I heard a concert by the Claremont Trio and Paul Appleby on May 19, 2025, the last concert of the Music Mondays season. I went because I'm a fan of tenor Paul Appleby, who I've heard many times at the Met. And hey, the ticket was free as always with Music Mondays.


The trio opened the program with the piano trio in D minor by Gabriel Fauré. The pianist was extraordinary, elegant, expressive. The cellist was just fine. The violinist was less than that. Her playing skimmed over the surface of the music rather than digging into it.


The second movement started off with the violinist playing the tune and I don't know how this is possible but it sounded like the violin was clearing its throat. I was already thinking that I was going to leave at intermission and skip the Schubert. The cellist came in and sounded good. The pianist was full of ache and exquisite melancholy.


Then something fascinating happened. There was a longish sequence in this movement where the violin and cello play in unison. They sounded glorious, rich, haunting, perfectly melded. The women are twin sisters so I think there was something extra and unexplainable happening there.
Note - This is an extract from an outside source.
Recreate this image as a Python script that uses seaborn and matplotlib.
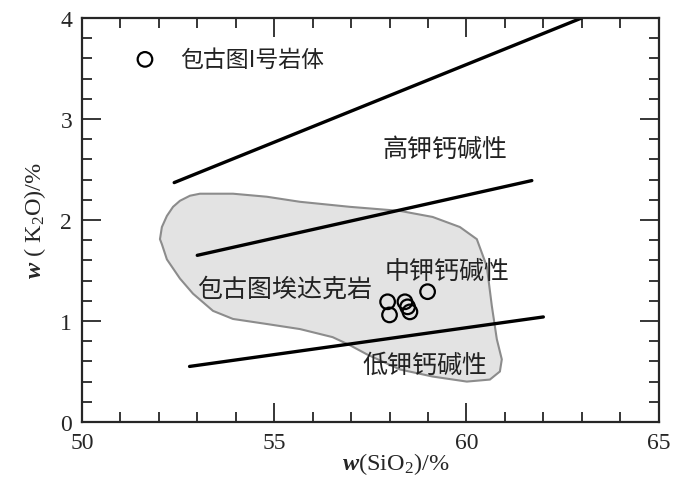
import matplotlib
matplotlib.use('Agg')
import numpy as np
import pandas as pd
import seaborn as sns
from matplotlib import pyplot as plt
from matplotlib.ticker import MultipleLocator

# 包古图I号岩体 样品点
sio2 = [57.95, 58.0, 58.4, 58.47, 58.53, 58.99]
k2o = [1.19, 1.06, 1.19, 1.14, 1.09, 1.29]

# 分界线 (起点, 终点)
line_names = ['high', 'mid', 'low']
line_x = [[52.4, 63.0], [53.0, 61.7], [52.8, 62.0]]
line_y = [[2.37, 4.0], [1.65, 2.39], [0.55, 1.04]]

# 包古图埃达克岩 范围
field_x = [52.03, 52.08, 52.21, 52.37, 52.55, 52.81, 53.07, 53.93, 54.81, 55.67, 56.97, 58.27,
           59.12, 59.83, 60.27, 60.53, 60.66, 60.79, 60.92, 60.87, 60.61, 60.01, 59.12, 58.27,
           57.41, 56.97, 56.52, 55.67, 54.81, 53.93, 53.41, 52.89, 52.55, 52.21, 52.08]
field_y = [1.81, 1.93, 2.04, 2.13, 2.19, 2.24, 2.26, 2.26, 2.23, 2.18, 2.13, 2.09,
           2.03, 1.93, 1.81, 1.54, 1.15, 0.82, 0.62, 0.50, 0.42, 0.40, 0.45, 0.52,
           0.67, 0.76, 0.84, 0.92, 0.97, 1.02, 1.10, 1.27, 1.42, 1.61, 1.76]

sns.set_style('ticks')
plt.rcParams['font.family'] = ['Liberation Serif', 'Noto Sans CJK SC', 'DejaVu Sans']
plt.rcParams['mathtext.fontset'] = 'custom'
plt.rcParams['mathtext.rm'] = 'Liberation Serif'
plt.rcParams['mathtext.it'] = 'Liberation Serif:italic'
plt.rcParams['mathtext.bf'] = 'Liberation Serif:bold'
plt.rcParams['mathtext.bfit'] = 'Liberation Serif:bold:italic'

fig = plt.figure(figsize=(7, 4.81), dpi=100)
ax = fig.add_axes([0.117, 0.1206, 0.824, 0.84])

ax.fill(field_x, field_y, facecolor='#e3e3e3', edgecolor='#8c8c8c', linewidth=1.5, zorder=1)

df_lines = pd.DataFrame({
    'x': [v for xs in line_x for v in xs],
    'y': [v for ys in line_y for v in ys],
    'line': [n for n in line_names for _ in range(2)],
})
sns.lineplot(data=df_lines, x='x', y='y', units='line', estimator=None, sort=False,
             color='black', linewidth=2.4, ax=ax, zorder=2)

df_pts = pd.DataFrame({'sio2': sio2, 'k2o': k2o})
sns.scatterplot(data=df_pts, x='sio2', y='k2o', marker='o', s=110, facecolor='none',
                edgecolor='black', linewidth=1.6, ax=ax, zorder=3)

# 图例
ax.scatter([51.64], [3.59], marker='o', s=110, facecolor='none', edgecolor='black', linewidth=1.6)
cjk = ['Noto Sans CJK SC', 'DejaVu Sans']
ax.text(52.55, 3.59, '包古图I号岩体', fontsize=16.5, va='center', ha='left', family=cjk,
        color='#222222', fontweight='light')

for label, lx, ly in [('高钾钙碱性', 59.44, 2.70), ('中钾钙碱性', 59.49, 1.50),
                      ('包古图埃达克岩', 55.26, 1.32), ('低钾钙碱性', 58.92, 0.57)]:
    ax.text(lx, ly, label, fontsize=18, va='center', ha='center', family=cjk,
            color='#222222', fontweight='light')

ax.set_xlim(50, 65)
ax.set_ylim(0, 4)
ax.xaxis.set_major_locator(MultipleLocator(5))
ax.xaxis.set_minor_locator(MultipleLocator(1))
ax.yaxis.set_major_locator(MultipleLocator(1))
ax.yaxis.set_minor_locator(MultipleLocator(0.2))
ax.tick_params(which='both', direction='in', top=True, right=True, width=1.3, labelsize=17)
ax.tick_params(which='major', length=13.5, pad=7)
ax.tick_params(which='minor', length=7)
for sp in ax.spines.values():
    sp.set_linewidth(1.6)
    sp.set_visible(True)

ax.set_xlabel(r'$\mathbfit{w}$(SiO$_2$)/%', fontsize=17.5)
ax.set_ylabel(r'$\mathbfit{w}$ ( K$_2$O)/%', fontsize=17.5)
ax.xaxis.set_label_coords(0.544, -0.07)
ax.yaxis.set_label_coords(-0.058, 0.5)

plt.savefig('out.png', dpi=100)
As soon as they split apart the violin was back to sounding wan and tentative.


The third movement had the pianist on fire. I want to hear her play a solo recital or play chamber music with other people, please.


Next up was the piece with Appleby, a world premiere by Jessica Meyer, commissioned by Music Mondays. The piece sounded too busy at first, all three instruments doing big things - - the strings sawing away, the right hand of the pianist going all over hell - - but then it calmed down when the tenor came in and I realized that opening bit was sort of an overture.
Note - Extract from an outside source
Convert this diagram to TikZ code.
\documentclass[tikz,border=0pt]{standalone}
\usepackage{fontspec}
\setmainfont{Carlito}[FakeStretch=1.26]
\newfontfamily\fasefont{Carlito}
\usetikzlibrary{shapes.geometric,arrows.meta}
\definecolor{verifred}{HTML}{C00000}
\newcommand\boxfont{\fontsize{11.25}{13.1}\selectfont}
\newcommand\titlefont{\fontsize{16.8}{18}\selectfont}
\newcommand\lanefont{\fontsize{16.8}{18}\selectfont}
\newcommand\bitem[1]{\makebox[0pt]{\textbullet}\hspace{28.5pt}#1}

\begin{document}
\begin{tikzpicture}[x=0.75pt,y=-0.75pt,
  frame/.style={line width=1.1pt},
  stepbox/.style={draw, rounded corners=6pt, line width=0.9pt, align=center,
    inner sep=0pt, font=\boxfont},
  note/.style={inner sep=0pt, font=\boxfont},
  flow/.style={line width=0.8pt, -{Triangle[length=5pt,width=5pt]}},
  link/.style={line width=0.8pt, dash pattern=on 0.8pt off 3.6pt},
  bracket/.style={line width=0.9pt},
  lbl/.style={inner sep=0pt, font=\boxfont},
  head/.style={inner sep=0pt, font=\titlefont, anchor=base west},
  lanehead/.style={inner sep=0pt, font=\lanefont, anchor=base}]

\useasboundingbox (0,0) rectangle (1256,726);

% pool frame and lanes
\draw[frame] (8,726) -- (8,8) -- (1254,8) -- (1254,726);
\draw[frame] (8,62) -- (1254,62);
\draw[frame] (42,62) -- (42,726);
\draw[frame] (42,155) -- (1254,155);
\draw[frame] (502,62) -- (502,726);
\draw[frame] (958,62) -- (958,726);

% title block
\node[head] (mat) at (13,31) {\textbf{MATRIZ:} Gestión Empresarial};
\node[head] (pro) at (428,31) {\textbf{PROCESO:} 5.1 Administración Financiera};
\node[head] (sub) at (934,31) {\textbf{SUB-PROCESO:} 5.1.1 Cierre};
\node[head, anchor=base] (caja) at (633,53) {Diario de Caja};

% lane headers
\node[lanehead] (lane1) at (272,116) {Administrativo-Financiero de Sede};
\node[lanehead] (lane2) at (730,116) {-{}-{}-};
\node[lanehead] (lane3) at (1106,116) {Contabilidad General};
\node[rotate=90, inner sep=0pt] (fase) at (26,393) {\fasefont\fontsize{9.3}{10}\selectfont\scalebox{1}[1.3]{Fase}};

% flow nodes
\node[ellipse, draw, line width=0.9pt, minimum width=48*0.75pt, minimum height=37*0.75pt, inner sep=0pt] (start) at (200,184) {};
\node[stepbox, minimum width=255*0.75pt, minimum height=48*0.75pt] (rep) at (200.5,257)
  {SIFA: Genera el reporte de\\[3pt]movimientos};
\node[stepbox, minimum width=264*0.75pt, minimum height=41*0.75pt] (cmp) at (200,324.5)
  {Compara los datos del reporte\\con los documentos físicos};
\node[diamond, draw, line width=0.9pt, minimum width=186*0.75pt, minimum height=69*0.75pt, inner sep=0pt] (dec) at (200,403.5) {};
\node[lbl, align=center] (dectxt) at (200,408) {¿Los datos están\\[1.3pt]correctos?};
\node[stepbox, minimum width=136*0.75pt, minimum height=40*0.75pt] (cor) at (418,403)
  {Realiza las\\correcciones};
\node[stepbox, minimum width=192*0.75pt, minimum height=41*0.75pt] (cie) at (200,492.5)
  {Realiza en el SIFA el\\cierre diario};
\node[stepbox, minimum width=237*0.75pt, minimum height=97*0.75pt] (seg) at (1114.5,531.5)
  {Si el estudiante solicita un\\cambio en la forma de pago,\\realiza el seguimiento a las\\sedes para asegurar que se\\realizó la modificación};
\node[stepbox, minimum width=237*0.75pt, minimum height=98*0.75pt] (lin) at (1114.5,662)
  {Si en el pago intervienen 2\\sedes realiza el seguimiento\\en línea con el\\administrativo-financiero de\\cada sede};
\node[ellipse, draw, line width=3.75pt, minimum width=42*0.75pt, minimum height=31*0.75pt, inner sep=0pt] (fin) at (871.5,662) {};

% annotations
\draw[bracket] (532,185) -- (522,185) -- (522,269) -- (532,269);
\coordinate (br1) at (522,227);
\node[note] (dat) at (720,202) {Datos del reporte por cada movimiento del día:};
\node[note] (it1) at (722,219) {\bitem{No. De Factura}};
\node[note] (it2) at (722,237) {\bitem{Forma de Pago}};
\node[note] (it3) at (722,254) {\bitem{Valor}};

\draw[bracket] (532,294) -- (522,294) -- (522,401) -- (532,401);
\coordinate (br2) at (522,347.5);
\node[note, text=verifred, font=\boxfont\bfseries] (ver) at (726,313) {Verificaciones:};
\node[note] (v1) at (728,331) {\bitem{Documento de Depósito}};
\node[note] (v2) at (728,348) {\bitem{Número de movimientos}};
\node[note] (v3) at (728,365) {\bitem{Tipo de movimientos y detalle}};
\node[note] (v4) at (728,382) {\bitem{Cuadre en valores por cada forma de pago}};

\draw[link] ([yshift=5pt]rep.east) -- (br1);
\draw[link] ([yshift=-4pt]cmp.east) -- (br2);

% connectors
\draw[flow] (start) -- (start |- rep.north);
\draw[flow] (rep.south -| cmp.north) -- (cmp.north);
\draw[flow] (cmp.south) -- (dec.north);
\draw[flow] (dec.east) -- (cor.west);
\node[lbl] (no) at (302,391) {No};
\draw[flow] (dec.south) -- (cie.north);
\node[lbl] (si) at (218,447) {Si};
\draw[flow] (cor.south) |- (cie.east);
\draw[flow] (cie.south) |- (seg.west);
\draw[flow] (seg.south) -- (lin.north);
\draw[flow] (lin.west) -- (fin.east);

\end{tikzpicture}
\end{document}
In some ways Meyer wrote skillfully for the voice but in other ways not at all. The text setting was good (the poems were by Giancarlo Latta), she often set the text in a way that illuminated the text, the phrases weren't too long, it often sounded like gratifying music to sing. But then at other times the vocal writing didn't work at all. Appleby sometimes had trouble with the approach to a high note in a tricky spot. This felt to me like more of a musical issue than a vocal issue. The second movement had a stepwise approach to a high note that did not sound comfortable. Appleby has a tasty middle voice so you'd think that she'd spend more time there and let him leap to the high notes for effect. There aren't many tenors who enjoy hanging out in the upper voice.
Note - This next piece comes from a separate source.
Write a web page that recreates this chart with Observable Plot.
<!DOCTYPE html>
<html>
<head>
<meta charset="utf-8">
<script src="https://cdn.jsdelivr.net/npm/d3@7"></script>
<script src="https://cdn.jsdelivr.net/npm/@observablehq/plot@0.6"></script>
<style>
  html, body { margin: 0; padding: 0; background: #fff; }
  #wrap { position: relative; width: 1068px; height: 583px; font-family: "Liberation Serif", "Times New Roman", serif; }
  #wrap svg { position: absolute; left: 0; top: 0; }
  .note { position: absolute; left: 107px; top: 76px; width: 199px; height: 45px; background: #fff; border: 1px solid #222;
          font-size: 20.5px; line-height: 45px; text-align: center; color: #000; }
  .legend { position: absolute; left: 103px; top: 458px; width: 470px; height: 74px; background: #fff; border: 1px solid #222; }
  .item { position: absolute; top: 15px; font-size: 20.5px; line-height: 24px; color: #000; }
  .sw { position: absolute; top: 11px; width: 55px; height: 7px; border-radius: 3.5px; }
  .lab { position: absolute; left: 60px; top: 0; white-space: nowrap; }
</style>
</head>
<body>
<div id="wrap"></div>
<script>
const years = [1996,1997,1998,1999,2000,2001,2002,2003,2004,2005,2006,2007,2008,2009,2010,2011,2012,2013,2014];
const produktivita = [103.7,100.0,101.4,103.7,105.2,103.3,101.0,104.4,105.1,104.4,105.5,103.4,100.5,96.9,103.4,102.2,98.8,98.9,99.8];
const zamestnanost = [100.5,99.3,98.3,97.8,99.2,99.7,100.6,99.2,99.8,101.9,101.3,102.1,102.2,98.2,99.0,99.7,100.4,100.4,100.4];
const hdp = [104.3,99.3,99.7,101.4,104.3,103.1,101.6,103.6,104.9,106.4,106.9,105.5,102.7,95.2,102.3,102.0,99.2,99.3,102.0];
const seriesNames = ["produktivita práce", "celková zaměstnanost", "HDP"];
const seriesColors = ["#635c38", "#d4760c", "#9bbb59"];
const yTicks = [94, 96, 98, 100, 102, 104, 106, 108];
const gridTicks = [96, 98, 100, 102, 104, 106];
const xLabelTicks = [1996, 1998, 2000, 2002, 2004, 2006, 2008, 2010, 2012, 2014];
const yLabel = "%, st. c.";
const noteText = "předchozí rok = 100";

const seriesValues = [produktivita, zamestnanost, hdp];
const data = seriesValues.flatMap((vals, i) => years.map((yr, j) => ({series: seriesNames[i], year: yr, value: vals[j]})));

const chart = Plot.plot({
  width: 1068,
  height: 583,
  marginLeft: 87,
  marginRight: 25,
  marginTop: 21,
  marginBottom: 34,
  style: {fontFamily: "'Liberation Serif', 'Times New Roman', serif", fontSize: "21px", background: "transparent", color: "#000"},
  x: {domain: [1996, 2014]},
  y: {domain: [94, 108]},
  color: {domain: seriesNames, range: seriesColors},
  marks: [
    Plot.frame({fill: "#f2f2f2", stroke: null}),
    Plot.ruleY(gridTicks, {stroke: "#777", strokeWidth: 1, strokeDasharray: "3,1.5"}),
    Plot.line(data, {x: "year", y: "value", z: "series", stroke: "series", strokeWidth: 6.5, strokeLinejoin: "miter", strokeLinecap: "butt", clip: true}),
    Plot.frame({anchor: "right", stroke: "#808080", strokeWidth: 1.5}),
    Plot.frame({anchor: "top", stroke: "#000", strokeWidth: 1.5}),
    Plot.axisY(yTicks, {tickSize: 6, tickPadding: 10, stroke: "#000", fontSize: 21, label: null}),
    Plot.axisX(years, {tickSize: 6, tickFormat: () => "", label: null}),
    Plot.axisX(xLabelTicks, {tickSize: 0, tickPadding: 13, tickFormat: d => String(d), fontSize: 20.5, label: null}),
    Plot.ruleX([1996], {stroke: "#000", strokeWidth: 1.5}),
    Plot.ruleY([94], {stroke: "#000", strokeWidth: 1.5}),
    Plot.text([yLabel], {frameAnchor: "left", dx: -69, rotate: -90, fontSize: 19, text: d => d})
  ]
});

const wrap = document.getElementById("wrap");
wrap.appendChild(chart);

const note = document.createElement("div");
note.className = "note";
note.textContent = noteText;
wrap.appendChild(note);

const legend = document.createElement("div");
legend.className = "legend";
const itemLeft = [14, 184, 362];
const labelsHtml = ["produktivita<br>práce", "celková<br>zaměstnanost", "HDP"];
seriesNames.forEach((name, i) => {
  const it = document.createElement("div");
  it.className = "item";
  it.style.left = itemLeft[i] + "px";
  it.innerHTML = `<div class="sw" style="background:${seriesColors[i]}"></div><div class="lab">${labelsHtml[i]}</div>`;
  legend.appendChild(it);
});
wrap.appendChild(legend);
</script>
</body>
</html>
Here's Appleby singing Berlioz at Glyndebourne. This dude knew how to write for a tenor:




The third movement had quite a few moments when I accurately predicted where the vocal line was going. You might say this says the music is well made, that it has a strong sense of logic to it. I'm afraid it means that it's predictable. Maybe the real issue is my heavy sigh impulse to feel that I CAN predict where the melody was going. Someone could write a master's thesis on this.


The ending to the piece was a little ambiguous for my taste, especially for the last movement. I did not stay for the Schubert. I'm fine with a mediocre performance of Fauré and a world premiere but it would be painful to hear a mediocre performance of Schubert.